> [Data for this task]
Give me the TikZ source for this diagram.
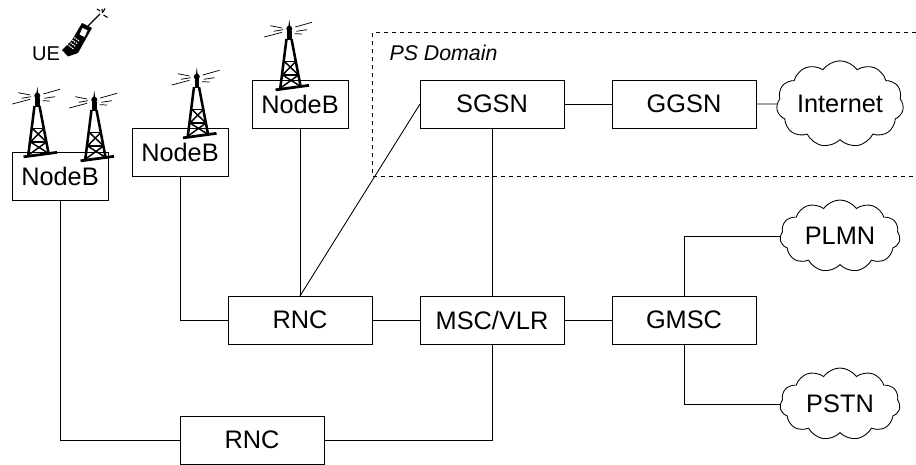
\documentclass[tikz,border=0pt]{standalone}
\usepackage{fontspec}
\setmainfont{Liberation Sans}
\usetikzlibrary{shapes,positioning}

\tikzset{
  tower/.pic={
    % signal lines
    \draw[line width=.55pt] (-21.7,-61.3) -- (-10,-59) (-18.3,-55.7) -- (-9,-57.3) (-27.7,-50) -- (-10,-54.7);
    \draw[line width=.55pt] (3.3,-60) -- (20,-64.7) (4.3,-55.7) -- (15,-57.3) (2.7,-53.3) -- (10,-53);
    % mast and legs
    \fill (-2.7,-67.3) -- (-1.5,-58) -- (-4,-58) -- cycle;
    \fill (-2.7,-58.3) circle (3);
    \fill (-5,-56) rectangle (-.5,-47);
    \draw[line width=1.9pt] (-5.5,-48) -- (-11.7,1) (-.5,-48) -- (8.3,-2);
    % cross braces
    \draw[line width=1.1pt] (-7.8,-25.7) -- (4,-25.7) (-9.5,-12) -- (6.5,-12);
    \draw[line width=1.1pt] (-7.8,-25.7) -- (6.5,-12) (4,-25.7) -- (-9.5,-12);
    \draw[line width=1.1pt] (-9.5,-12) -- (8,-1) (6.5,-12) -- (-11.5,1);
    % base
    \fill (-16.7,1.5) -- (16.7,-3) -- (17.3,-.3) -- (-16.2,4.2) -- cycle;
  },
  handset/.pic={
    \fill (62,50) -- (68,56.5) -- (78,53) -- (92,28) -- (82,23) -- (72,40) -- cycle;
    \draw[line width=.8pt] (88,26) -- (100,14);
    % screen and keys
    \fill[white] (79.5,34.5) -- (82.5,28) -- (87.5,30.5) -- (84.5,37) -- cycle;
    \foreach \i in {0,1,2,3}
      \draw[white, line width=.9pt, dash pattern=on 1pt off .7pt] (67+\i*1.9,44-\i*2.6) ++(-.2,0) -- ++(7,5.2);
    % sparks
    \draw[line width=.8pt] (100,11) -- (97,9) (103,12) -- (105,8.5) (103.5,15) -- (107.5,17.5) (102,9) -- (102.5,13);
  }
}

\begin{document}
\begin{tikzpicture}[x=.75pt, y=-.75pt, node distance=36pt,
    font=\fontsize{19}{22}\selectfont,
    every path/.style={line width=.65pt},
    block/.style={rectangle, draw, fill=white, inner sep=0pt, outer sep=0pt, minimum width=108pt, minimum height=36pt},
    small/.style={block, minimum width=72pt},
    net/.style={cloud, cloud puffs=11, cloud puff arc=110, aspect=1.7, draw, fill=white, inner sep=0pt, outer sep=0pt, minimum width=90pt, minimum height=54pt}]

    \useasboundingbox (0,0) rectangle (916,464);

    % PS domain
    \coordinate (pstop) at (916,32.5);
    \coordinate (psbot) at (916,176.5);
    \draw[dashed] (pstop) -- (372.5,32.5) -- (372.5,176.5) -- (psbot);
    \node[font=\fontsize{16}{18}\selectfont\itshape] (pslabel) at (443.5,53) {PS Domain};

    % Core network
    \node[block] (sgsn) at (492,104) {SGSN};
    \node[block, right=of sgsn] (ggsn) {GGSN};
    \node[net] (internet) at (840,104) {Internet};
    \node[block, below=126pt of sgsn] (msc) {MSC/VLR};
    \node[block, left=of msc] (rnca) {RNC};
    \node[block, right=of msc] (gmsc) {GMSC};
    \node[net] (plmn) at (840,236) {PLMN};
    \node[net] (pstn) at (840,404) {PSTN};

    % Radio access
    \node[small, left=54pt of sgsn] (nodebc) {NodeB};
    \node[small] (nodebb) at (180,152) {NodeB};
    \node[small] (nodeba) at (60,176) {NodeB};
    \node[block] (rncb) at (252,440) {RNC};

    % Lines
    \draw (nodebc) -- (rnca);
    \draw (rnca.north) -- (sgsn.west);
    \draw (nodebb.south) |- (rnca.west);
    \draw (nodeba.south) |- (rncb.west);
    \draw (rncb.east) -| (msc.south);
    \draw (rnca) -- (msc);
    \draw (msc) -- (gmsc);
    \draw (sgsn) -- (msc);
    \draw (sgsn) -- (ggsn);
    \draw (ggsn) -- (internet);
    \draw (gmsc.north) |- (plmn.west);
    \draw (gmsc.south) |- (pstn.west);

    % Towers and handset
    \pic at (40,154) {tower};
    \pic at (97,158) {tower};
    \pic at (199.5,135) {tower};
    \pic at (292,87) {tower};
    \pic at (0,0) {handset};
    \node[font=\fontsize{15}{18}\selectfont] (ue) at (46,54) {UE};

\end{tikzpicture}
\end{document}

--

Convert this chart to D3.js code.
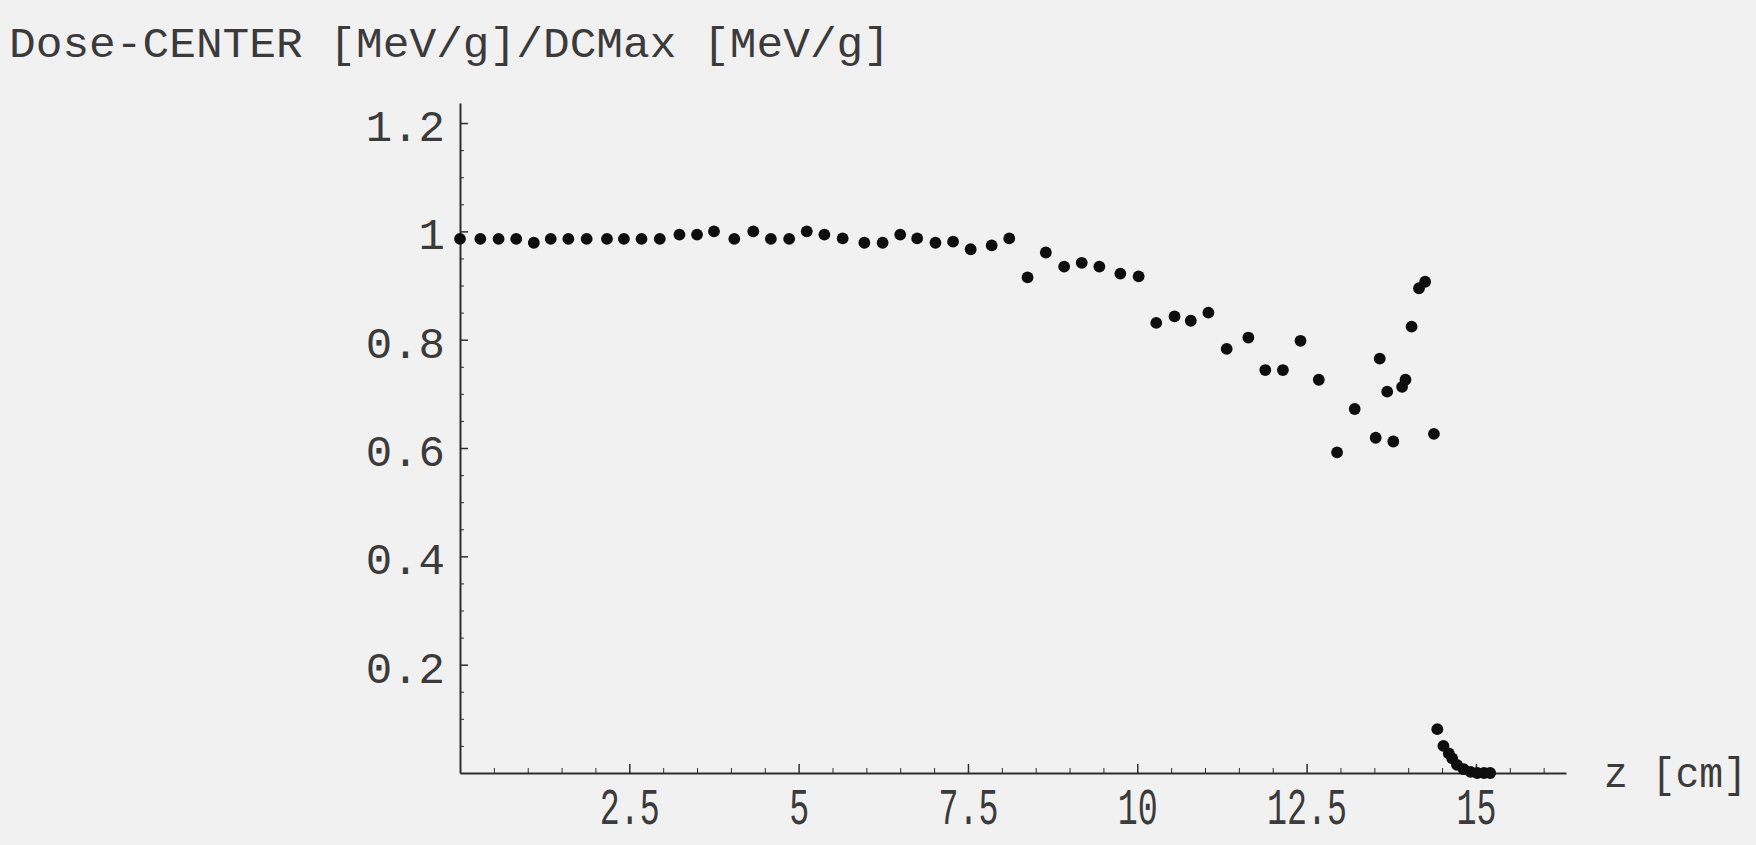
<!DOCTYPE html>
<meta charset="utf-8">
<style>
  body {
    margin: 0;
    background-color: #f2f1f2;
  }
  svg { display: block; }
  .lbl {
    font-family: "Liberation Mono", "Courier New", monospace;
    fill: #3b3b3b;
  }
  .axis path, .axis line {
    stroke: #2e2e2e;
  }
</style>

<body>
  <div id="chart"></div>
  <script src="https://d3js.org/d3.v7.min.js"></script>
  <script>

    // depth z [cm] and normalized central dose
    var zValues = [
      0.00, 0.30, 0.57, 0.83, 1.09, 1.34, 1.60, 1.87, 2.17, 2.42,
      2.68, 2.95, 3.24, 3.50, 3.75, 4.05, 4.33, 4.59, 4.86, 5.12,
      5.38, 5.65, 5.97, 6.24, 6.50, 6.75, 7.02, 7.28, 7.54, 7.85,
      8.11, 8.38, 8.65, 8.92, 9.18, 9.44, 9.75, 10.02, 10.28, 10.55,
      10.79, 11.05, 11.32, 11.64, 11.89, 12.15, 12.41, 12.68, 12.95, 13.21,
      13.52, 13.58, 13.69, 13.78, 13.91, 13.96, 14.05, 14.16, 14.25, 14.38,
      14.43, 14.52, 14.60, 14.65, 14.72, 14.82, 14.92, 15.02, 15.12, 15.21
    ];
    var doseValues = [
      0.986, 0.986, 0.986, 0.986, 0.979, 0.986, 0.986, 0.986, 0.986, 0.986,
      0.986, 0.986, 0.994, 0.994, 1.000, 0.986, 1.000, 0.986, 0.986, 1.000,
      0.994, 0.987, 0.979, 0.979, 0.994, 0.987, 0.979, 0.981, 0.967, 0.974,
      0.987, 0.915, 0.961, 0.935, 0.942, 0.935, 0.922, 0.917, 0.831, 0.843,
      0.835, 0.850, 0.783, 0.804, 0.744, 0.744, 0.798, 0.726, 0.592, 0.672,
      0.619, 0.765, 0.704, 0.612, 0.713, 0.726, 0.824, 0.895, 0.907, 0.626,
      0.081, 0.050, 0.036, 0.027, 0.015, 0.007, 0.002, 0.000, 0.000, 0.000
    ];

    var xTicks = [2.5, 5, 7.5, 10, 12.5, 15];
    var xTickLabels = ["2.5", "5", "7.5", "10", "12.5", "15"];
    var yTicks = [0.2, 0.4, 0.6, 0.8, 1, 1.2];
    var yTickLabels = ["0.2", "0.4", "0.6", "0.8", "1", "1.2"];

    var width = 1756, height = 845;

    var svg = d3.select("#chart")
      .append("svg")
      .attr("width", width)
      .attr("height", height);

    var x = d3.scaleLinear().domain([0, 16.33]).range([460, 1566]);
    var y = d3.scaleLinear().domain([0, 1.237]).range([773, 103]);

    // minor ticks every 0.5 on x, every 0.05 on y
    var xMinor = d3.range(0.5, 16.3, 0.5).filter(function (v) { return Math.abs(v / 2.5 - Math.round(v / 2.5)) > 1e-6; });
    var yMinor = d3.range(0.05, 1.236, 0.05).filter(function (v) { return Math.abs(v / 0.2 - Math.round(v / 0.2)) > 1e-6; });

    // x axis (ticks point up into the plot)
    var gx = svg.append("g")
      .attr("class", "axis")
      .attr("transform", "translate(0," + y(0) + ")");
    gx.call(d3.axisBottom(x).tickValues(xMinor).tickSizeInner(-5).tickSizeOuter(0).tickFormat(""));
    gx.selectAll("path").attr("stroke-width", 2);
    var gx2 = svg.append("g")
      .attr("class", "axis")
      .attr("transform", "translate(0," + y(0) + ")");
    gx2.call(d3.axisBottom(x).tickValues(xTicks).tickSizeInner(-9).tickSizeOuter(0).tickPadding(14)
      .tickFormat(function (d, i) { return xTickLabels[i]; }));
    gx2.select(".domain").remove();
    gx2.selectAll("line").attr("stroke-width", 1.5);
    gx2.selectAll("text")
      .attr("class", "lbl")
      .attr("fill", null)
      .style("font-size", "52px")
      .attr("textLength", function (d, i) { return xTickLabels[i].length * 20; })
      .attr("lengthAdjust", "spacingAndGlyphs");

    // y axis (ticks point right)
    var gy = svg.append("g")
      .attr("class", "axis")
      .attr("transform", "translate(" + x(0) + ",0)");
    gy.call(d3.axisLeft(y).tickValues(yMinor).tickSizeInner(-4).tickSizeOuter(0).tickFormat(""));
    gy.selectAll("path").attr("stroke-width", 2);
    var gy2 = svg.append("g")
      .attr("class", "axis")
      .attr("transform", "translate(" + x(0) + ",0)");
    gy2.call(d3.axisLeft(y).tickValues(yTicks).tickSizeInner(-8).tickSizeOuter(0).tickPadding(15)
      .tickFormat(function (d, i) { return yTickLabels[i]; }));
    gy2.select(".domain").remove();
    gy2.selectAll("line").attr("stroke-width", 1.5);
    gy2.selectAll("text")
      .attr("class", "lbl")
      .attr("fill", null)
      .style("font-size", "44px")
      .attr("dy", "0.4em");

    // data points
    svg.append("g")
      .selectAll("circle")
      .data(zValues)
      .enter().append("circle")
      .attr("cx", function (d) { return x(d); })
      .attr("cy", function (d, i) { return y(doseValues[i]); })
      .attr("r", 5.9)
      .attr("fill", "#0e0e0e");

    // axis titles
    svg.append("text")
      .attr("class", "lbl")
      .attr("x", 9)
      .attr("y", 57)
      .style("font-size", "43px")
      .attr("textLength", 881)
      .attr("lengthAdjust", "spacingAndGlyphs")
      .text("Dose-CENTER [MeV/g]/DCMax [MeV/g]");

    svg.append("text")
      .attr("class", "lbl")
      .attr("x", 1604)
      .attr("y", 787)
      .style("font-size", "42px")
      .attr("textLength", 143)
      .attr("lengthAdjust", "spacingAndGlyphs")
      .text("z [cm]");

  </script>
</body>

> [What the task requires] Provide the number of lines in the entries that include "chart", and no other text.

> [Problem solution] 3